Paige Wilhide was running businesses before most people finish middle school — elementary school art classes, makeup parties for other kids — and started acting professionally at age nine. That early comfort with both commerce and performance shows up directly in the two very different things she’s built as an adult.
In 2015, she founded a video marketing agency that has since helped hundreds of entrepreneurs grow their online visibility — straightforward, results-driven client work. Alongside it, during a personal recovery program for love addiction, she wrote Breakup Addict, a one-woman show built from her own lessons about romantic relationships. She’s since performed it 26 times at the Edinburgh Fringe Festival, one of the largest arts festivals in the world — a genuinely rare crossover between marketing-agency founder and touring solo performer.
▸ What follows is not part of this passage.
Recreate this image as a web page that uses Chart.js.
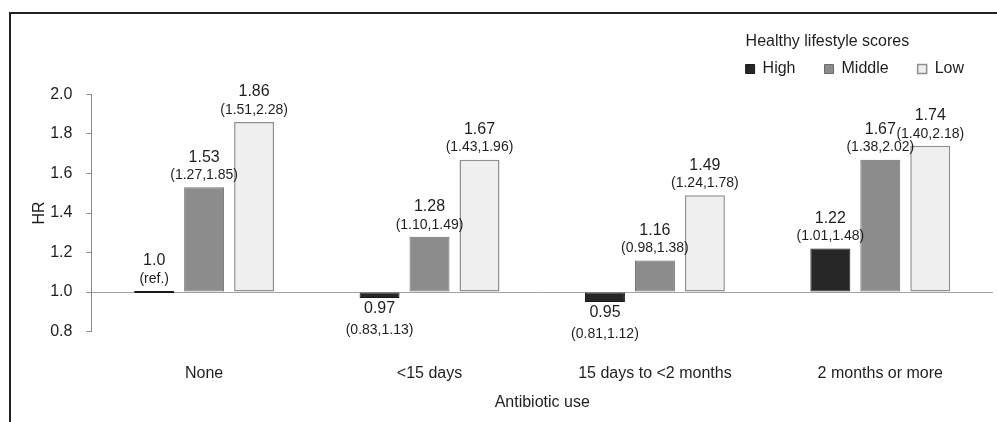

Both sides of the work feed a coaching practice she runs on top of them, helping clients live more expressed, fulfilled lives. Wilhide has described her own approach to building all three at once plainly: “I am constantly finding creative solutions to problems, pivoting, trying things out, seeing what works.” It’s the same instinct whether the problem is a client’s ad funnel or her own second act on stage.
The payoff, for her, isn’t really about ticket sales or client retainers. It’s what happens after a performance: “When someone comes up to me after a show and tells me they saw their story in mine or feel less alone — that is the reward for me.” For a founder who’s spent her whole life comfortable running a business and performing on a stage at the same time, that’s less a contradiction than the whole point.